◆ **TASK DIRECTIONS**
Reproduce every line of the material below, but drop the pictures.

◆ **DATA BLOCK**
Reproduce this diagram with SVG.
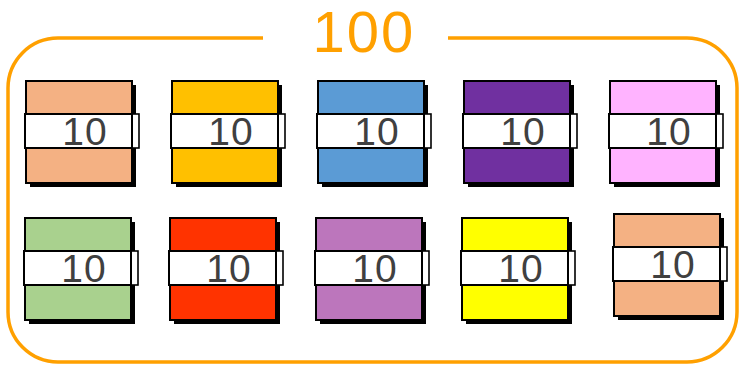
<svg xmlns="http://www.w3.org/2000/svg" width="739" height="365" viewBox="0 0 739 365">
<style>
.sh{fill:#000}
.bx{stroke:#000;stroke-width:2}
.band{fill:#fff;stroke:#000;stroke-width:2}
.tab{fill:#fff;stroke:#000;stroke-width:1.6}
.lbl{font-family:"Liberation Sans",Arial,sans-serif;font-size:39px;fill:#404040;text-anchor:middle;letter-spacing:1px}
.frame{fill:none;stroke:#FFA000;stroke-width:3.5}
.title{font-family:"Liberation Sans",Arial,sans-serif;font-size:58px;fill:#FFA000;text-anchor:middle;letter-spacing:2px}
</style>
<defs>
<g id="blk">
<rect class="sh" x="4" y="4" width="106" height="102"/>
<rect class="tab" x="106" y="33" width="7" height="34"/>
</g>
</defs>
<g id="connectors">
<path class="frame" d="M263,38 H58 A50,50 0 0 0 8,88 V312 A50,50 0 0 0 58,362 H687 A50,50 0 0 0 737,312 V88 A50,50 0 0 0 687,38 H448"/>
</g>
<text id="title" class="title" x="364" y="52">100</text>
<g id="n1" transform="translate(26,81)"><use href="#blk"/><rect class="bx" fill="#F4B183" x="0" y="0" width="106" height="102"/><rect class="band" x="-1" y="33" width="107" height="34"/><text class="lbl" x="59" y="64">10</text></g>
<g id="n2" transform="translate(172,81)"><use href="#blk"/><rect class="bx" fill="#FFC000" x="0" y="0" width="106" height="102"/><rect class="band" x="-1" y="33" width="107" height="34"/><text class="lbl" x="59" y="64">10</text></g>
<g id="n3" transform="translate(318,81)"><use href="#blk"/><rect class="bx" fill="#5B9BD5" x="0" y="0" width="106" height="102"/><rect class="band" x="-1" y="33" width="107" height="34"/><text class="lbl" x="59" y="64">10</text></g>
<g id="n4" transform="translate(464,81)"><use href="#blk"/><rect class="bx" fill="#7030A0" x="0" y="0" width="106" height="102"/><rect class="band" x="-1" y="33" width="107" height="34"/><text class="lbl" x="59" y="64">10</text></g>
<g id="n5" transform="translate(610,81)"><use href="#blk"/><rect class="bx" fill="#FFB3FF" x="0" y="0" width="106" height="102"/><rect class="band" x="-1" y="33" width="107" height="34"/><text class="lbl" x="59" y="64">10</text></g>
<g id="n6" transform="translate(25,218)"><use href="#blk"/><rect class="bx" fill="#A9D18E" x="0" y="0" width="106" height="102"/><rect class="band" x="-1" y="33" width="107" height="34"/><text class="lbl" x="59" y="64">10</text></g>
<g id="n7" transform="translate(170,218)"><use href="#blk"/><rect class="bx" fill="#FF3300" x="0" y="0" width="106" height="102"/><rect class="band" x="-1" y="33" width="107" height="34"/><text class="lbl" x="59" y="64">10</text></g>
<g id="n8" transform="translate(316,218)"><use href="#blk"/><rect class="bx" fill="#BC76BC" x="0" y="0" width="106" height="102"/><rect class="band" x="-1" y="33" width="107" height="34"/><text class="lbl" x="59" y="64">10</text></g>
<g id="n9" transform="translate(462,218)"><use href="#blk"/><rect class="bx" fill="#FFFF00" x="0" y="0" width="106" height="102"/><rect class="band" x="-1" y="33" width="107" height="34"/><text class="lbl" x="59" y="64">10</text></g>
<g id="n10" transform="translate(614,214)"><use href="#blk"/><rect class="bx" fill="#F4B183" x="0" y="0" width="106" height="102"/><rect class="band" x="-1" y="33" width="107" height="34"/><text class="lbl" x="59" y="64">10</text></g>
</svg>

◆ **OUTPUT FOR THIS TASK**
Reproduce this diagram with SVG.
<svg xmlns="http://www.w3.org/2000/svg" width="739" height="365" viewBox="0 0 739 365">
<style>
.sh{fill:#000}
.bx{stroke:#000;stroke-width:2}
.band{fill:#fff;stroke:#000;stroke-width:2}
.tab{fill:#fff;stroke:#000;stroke-width:1.6}
.lbl{font-family:"Liberation Sans",Arial,sans-serif;font-size:39px;fill:#404040;text-anchor:middle;letter-spacing:1px}
.frame{fill:none;stroke:#FFA000;stroke-width:3.5}
.title{font-family:"Liberation Sans",Arial,sans-serif;font-size:58px;fill:#FFA000;text-anchor:middle;letter-spacing:2px}
</style>
<defs>
<g id="blk">
<rect class="sh" x="4" y="4" width="106" height="102"/>
<rect class="tab" x="106" y="33" width="7" height="34"/>
</g>
</defs>
<g id="connectors">
<path class="frame" d="M263,38 H58 A50,50 0 0 0 8,88 V312 A50,50 0 0 0 58,362 H687 A50,50 0 0 0 737,312 V88 A50,50 0 0 0 687,38 H448"/>
</g>
<text id="title" class="title" x="364" y="52">100</text>
<g id="n1" transform="translate(26,81)"><use href="#blk"/><rect class="bx" fill="#F4B183" x="0" y="0" width="106" height="102"/><rect class="band" x="-1" y="33" width="107" height="34"/><text class="lbl" x="59" y="64">10</text></g>
<g id="n2" transform="translate(172,81)"><use href="#blk"/><rect class="bx" fill="#FFC000" x="0" y="0" width="106" height="102"/><rect class="band" x="-1" y="33" width="107" height="34"/><text class="lbl" x="59" y="64">10</text></g>
<g id="n3" transform="translate(318,81)"><use href="#blk"/><rect class="bx" fill="#5B9BD5" x="0" y="0" width="106" height="102"/><rect class="band" x="-1" y="33" width="107" height="34"/><text class="lbl" x="59" y="64">10</text></g>
<g id="n4" transform="translate(464,81)"><use href="#blk"/><rect class="bx" fill="#7030A0" x="0" y="0" width="106" height="102"/><rect class="band" x="-1" y="33" width="107" height="34"/><text class="lbl" x="59" y="64">10</text></g>
<g id="n5" transform="translate(610,81)"><use href="#blk"/><rect class="bx" fill="#FFB3FF" x="0" y="0" width="106" height="102"/><rect class="band" x="-1" y="33" width="107" height="34"/><text class="lbl" x="59" y="64">10</text></g>
<g id="n6" transform="translate(25,218)"><use href="#blk"/><rect class="bx" fill="#A9D18E" x="0" y="0" width="106" height="102"/><rect class="band" x="-1" y="33" width="107" height="34"/><text class="lbl" x="59" y="64">10</text></g>
<g id="n7" transform="translate(170,218)"><use href="#blk"/><rect class="bx" fill="#FF3300" x="0" y="0" width="106" height="102"/><rect class="band" x="-1" y="33" width="107" height="34"/><text class="lbl" x="59" y="64">10</text></g>
<g id="n8" transform="translate(316,218)"><use href="#blk"/><rect class="bx" fill="#BC76BC" x="0" y="0" width="106" height="102"/><rect class="band" x="-1" y="33" width="107" height="34"/><text class="lbl" x="59" y="64">10</text></g>
<g id="n9" transform="translate(462,218)"><use href="#blk"/><rect class="bx" fill="#FFFF00" x="0" y="0" width="106" height="102"/><rect class="band" x="-1" y="33" width="107" height="34"/><text class="lbl" x="59" y="64">10</text></g>
<g id="n10" transform="translate(614,214)"><use href="#blk"/><rect class="bx" fill="#F4B183" x="0" y="0" width="106" height="102"/><rect class="band" x="-1" y="33" width="107" height="34"/><text class="lbl" x="59" y="64">10</text></g>
</svg>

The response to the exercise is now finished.